### [Source material]

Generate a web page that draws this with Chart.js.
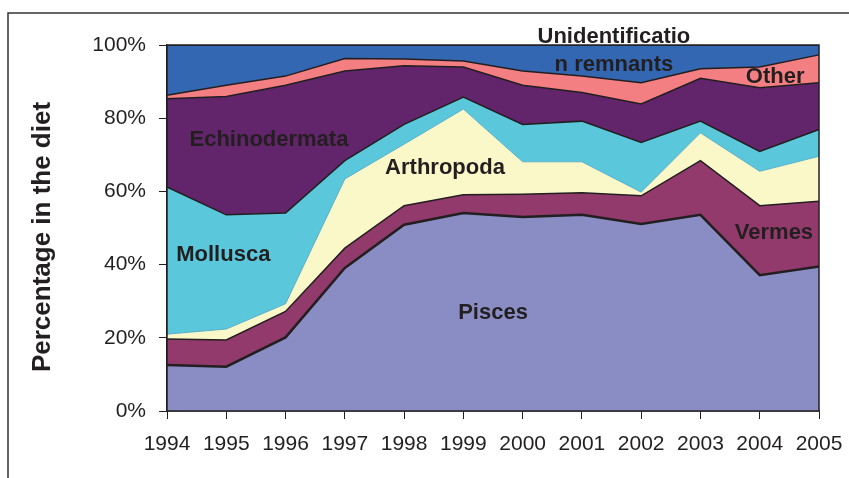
<!DOCTYPE html>
<html>
<head>
<meta charset="utf-8">
<script src="https://cdn.jsdelivr.net/npm/chart.js@4/dist/chart.umd.min.js"></script>
<style>
  body { margin: 0; background: #fff; }
  #wrap { width: 849px; height: 478px; }
</style>
</head>
<body>
<div id="wrap"><canvas id="myChart" width="849" height="478"></canvas></div>
<script>
// data (percent of diet per year)
const years = ['1994', '1995', '1996', '1997', '1998', '1999', '2000', '2001', '2002', '2003', '2004', '2005'];
const pisces        = [12.6, 12.1, 20.1, 39.1, 50.9, 54.1, 53.0, 53.6, 51.1, 53.6, 37.1, 39.5];
const vermes        = [7.1, 7.3, 7.1, 5.4, 5.2, 5.0, 6.2, 6.0, 7.7, 14.8, 19.0, 17.8];
const arthropoda    = [1.3, 3.0, 2.1, 18.9, 16.8, 23.4, 8.9, 8.5, 1.0, 7.6, 9.4, 12.3];
const mollusca      = [40.2, 31.2, 24.8, 5.0, 5.4, 3.3, 10.2, 11.1, 13.6, 3.2, 5.4, 7.3];
const echinodermata = [24.1, 32.3, 34.9, 24.5, 16.0, 8.2, 10.7, 7.8, 10.5, 11.7, 17.4, 12.8];
const other         = [1.0, 3.1, 2.5, 3.4, 1.9, 1.6, 3.9, 4.5, 5.8, 2.6, 5.7, 7.6];
const unidentified  = [13.7, 11.0, 8.5, 3.7, 3.8, 4.4, 7.1, 8.5, 10.3, 6.5, 6.0, 2.7];
const yTicks = [0, 20, 40, 60, 80, 100];

const ink = '#231F20';

function layer(label, values, fillColor, lineColor, lineWidth, fill) {
  return {
    label,
    data: values,
    backgroundColor: fillColor,
    borderColor: lineColor,
    borderWidth: lineWidth,
    fill,
    pointRadius: 0,
    tension: 0
  };
}

const data = {
  labels: years,
  datasets: [
    layer('Pisces', pisces, '#8A8DC4', ink, 2.5, 'origin'),
    layer('Vermes', vermes, '#923A6C', ink, 1.5, '-1'),
    layer('Arthropoda', arthropoda, '#FAF7C9', '#55AECB', 1, '-1'),
    layer('Mollusca', mollusca, '#5AC7DB', ink, 1.5, '-1'),
    layer('Echinodermata', echinodermata, '#62246A', ink, 1.5, '-1'),
    layer('Other', other, '#F47F82', ink, 1.5, '-1'),
    layer('Unidentification remnants', unidentified, '#3367B2', ink, 1.5, '-1')
  ]
};

// text placed inside the areas: [text, x (year index), y (percent)]
const areaLabels = [
  ['Unidentificatio', 7.54, 102.2],
  ['n remnants', 7.54, 94.5],
  ['Other', 10.26, 91.3],
  ['Echinodermata', 1.72, 74.0],
  ['Arthropoda', 4.69, 66.4],
  ['Mollusca', 0.95, 42.6],
  ['Pisces', 5.5, 26.7],
  ['Vermes', 10.24, 48.7]
];

const decorations = {
  id: 'decorations',
  beforeDraw(chart) {
    const { ctx } = chart;
    ctx.save();
    // outer frame (top and left visible)
    ctx.strokeStyle = '#333';
    ctx.lineWidth = 1.5;
    ctx.beginPath();
    ctx.moveTo(8, 478);
    ctx.lineTo(8, 13);
    ctx.lineTo(849, 13);
    ctx.stroke();
    // y axis title
    ctx.translate(50, 237);
    ctx.rotate(-Math.PI / 2);
    ctx.font = 'bold 26px "Liberation Sans", Arial, sans-serif';
    ctx.fillStyle = ink;
    ctx.textAlign = 'center';
    ctx.textBaseline = 'alphabetic';
    ctx.fillText('Percentage in the diet', 0, 0);
    ctx.restore();
  },
  afterDatasetsDraw(chart) {
    const { ctx, chartArea: { left, top, width, height }, scales: { x, y } } = chart;
    ctx.save();
    ctx.strokeStyle = ink;
    ctx.lineWidth = 1.5;
    ctx.strokeRect(left, top, width, height);
    ctx.font = 'bold 22px "Liberation Sans", Arial, sans-serif';
    ctx.fillStyle = ink;
    ctx.textAlign = 'center';
    ctx.textBaseline = 'middle';
    areaLabels.forEach(([t, xi, yv]) => {
      ctx.fillText(t, x.getPixelForValue(xi), y.getPixelForValue(yv));
    });
    ctx.restore();
  }
};

const config = {
  type: 'line',
  data,
  options: {
    responsive: false,
    animation: false,
    layout: { padding: { top: 45, right: 30, left: 0, bottom: 0 } },
    plugins: {
      legend: { display: false },
      tooltip: { enabled: false }
    },
    scales: {
      x: {
        offset: false,
        grid: { drawOnChartArea: false, drawTicks: true, tickLength: 8, color: ink },
        border: { display: true, color: ink, width: 1.5 },
        ticks: {
          color: ink,
          padding: 13,
          maxRotation: 0,
          autoSkip: false,
          font: { family: '"Liberation Sans", Arial, sans-serif', size: 21 }
        },
        afterFit(scale) {
          scale.height = 67;
          scale.paddingLeft = 0;
          scale.paddingRight = 0;
        }
      },
      y: {
        stacked: true,
        min: 0,
        max: 100,
        afterBuildTicks(scale) { scale.ticks = yTicks.map(v => ({ value: v })); },
        grid: { drawOnChartArea: false, drawTicks: true, tickLength: 8, color: ink },
        border: { display: true, color: ink, width: 1.5 },
        ticks: {
          color: ink,
          padding: 13,
          callback: v => v + '%',
          font: { family: '"Liberation Sans", Arial, sans-serif', size: 21 }
        },
        afterFit(scale) {
          scale.width = 167;
          scale.paddingTop = 0;
          scale.paddingBottom = 0;
        }
      }
    }
  },
  plugins: [decorations]
};

const myChart = new Chart(document.getElementById('myChart'), config);
</script>
</body>
</html>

### [Direction]
Transcribe the material as is, with images omitted.

### [Correct answer]
Generate a web page that draws this with Chart.js.
<!DOCTYPE html>
<html>
<head>
<meta charset="utf-8">
<script src="https://cdn.jsdelivr.net/npm/chart.js@4/dist/chart.umd.min.js"></script>
<style>
  body { margin: 0; background: #fff; }
  #wrap { width: 849px; height: 478px; }
</style>
</head>
<body>
<div id="wrap"><canvas id="myChart" width="849" height="478"></canvas></div>
<script>
// data (percent of diet per year)
const years = ['1994', '1995', '1996', '1997', '1998', '1999', '2000', '2001', '2002', '2003', '2004', '2005'];
const pisces        = [12.6, 12.1, 20.1, 39.1, 50.9, 54.1, 53.0, 53.6, 51.1, 53.6, 37.1, 39.5];
const vermes        = [7.1, 7.3, 7.1, 5.4, 5.2, 5.0, 6.2, 6.0, 7.7, 14.8, 19.0, 17.8];
const arthropoda    = [1.3, 3.0, 2.1, 18.9, 16.8, 23.4, 8.9, 8.5, 1.0, 7.6, 9.4, 12.3];
const mollusca      = [40.2, 31.2, 24.8, 5.0, 5.4, 3.3, 10.2, 11.1, 13.6, 3.2, 5.4, 7.3];
const echinodermata = [24.1, 32.3, 34.9, 24.5, 16.0, 8.2, 10.7, 7.8, 10.5, 11.7, 17.4, 12.8];
const other         = [1.0, 3.1, 2.5, 3.4, 1.9, 1.6, 3.9, 4.5, 5.8, 2.6, 5.7, 7.6];
const unidentified  = [13.7, 11.0, 8.5, 3.7, 3.8, 4.4, 7.1, 8.5, 10.3, 6.5, 6.0, 2.7];
const yTicks = [0, 20, 40, 60, 80, 100];

const ink = '#231F20';

function layer(label, values, fillColor, lineColor, lineWidth, fill) {
  return {
    label,
    data: values,
    backgroundColor: fillColor,
    borderColor: lineColor,
    borderWidth: lineWidth,
    fill,
    pointRadius: 0,
    tension: 0
  };
}

const data = {
  labels: years,
  datasets: [
    layer('Pisces', pisces, '#8A8DC4', ink, 2.5, 'origin'),
    layer('Vermes', vermes, '#923A6C', ink, 1.5, '-1'),
    layer('Arthropoda', arthropoda, '#FAF7C9', '#55AECB', 1, '-1'),
    layer('Mollusca', mollusca, '#5AC7DB', ink, 1.5, '-1'),
    layer('Echinodermata', echinodermata, '#62246A', ink, 1.5, '-1'),
    layer('Other', other, '#F47F82', ink, 1.5, '-1'),
    layer('Unidentification remnants', unidentified, '#3367B2', ink, 1.5, '-1')
  ]
};

// text placed inside the areas: [text, x (year index), y (percent)]
const areaLabels = [
  ['Unidentificatio', 7.54, 102.2],
  ['n remnants', 7.54, 94.5],
  ['Other', 10.26, 91.3],
  ['Echinodermata', 1.72, 74.0],
  ['Arthropoda', 4.69, 66.4],
  ['Mollusca', 0.95, 42.6],
  ['Pisces', 5.5, 26.7],
  ['Vermes', 10.24, 48.7]
];

const decorations = {
  id: 'decorations',
  beforeDraw(chart) {
    const { ctx } = chart;
    ctx.save();
    // outer frame (top and left visible)
    ctx.strokeStyle = '#333';
    ctx.lineWidth = 1.5;
    ctx.beginPath();
    ctx.moveTo(8, 478);
    ctx.lineTo(8, 13);
    ctx.lineTo(849, 13);
    ctx.stroke();
    // y axis title
    ctx.translate(50, 237);
    ctx.rotate(-Math.PI / 2);
    ctx.font = 'bold 26px "Liberation Sans", Arial, sans-serif';
    ctx.fillStyle = ink;
    ctx.textAlign = 'center';
    ctx.textBaseline = 'alphabetic';
    ctx.fillText('Percentage in the diet', 0, 0);
    ctx.restore();
  },
  afterDatasetsDraw(chart) {
    const { ctx, chartArea: { left, top, width, height }, scales: { x, y } } = chart;
    ctx.save();
    ctx.strokeStyle = ink;
    ctx.lineWidth = 1.5;
    ctx.strokeRect(left, top, width, height);
    ctx.font = 'bold 22px "Liberation Sans", Arial, sans-serif';
    ctx.fillStyle = ink;
    ctx.textAlign = 'center';
    ctx.textBaseline = 'middle';
    areaLabels.forEach(([t, xi, yv]) => {
      ctx.fillText(t, x.getPixelForValue(xi), y.getPixelForValue(yv));
    });
    ctx.restore();
  }
};

const config = {
  type: 'line',
  data,
  options: {
    responsive: false,
    animation: false,
    layout: { padding: { top: 45, right: 30, left: 0, bottom: 0 } },
    plugins: {
      legend: { display: false },
      tooltip: { enabled: false }
    },
    scales: {
      x: {
        offset: false,
        grid: { drawOnChartArea: false, drawTicks: true, tickLength: 8, color: ink },
        border: { display: true, color: ink, width: 1.5 },
        ticks: {
          color: ink,
          padding: 13,
          maxRotation: 0,
          autoSkip: false,
          font: { family: '"Liberation Sans", Arial, sans-serif', size: 21 }
        },
        afterFit(scale) {
          scale.height = 67;
          scale.paddingLeft = 0;
          scale.paddingRight = 0;
        }
      },
      y: {
        stacked: true,
        min: 0,
        max: 100,
        afterBuildTicks(scale) { scale.ticks = yTicks.map(v => ({ value: v })); },
        grid: { drawOnChartArea: false, drawTicks: true, tickLength: 8, color: ink },
        border: { display: true, color: ink, width: 1.5 },
        ticks: {
          color: ink,
          padding: 13,
          callback: v => v + '%',
          font: { family: '"Liberation Sans", Arial, sans-serif', size: 21 }
        },
        afterFit(scale) {
          scale.width = 167;
          scale.paddingTop = 0;
          scale.paddingBottom = 0;
        }
      }
    }
  },
  plugins: [decorations]
};

const myChart = new Chart(document.getElementById('myChart'), config);
</script>
</body>
</html>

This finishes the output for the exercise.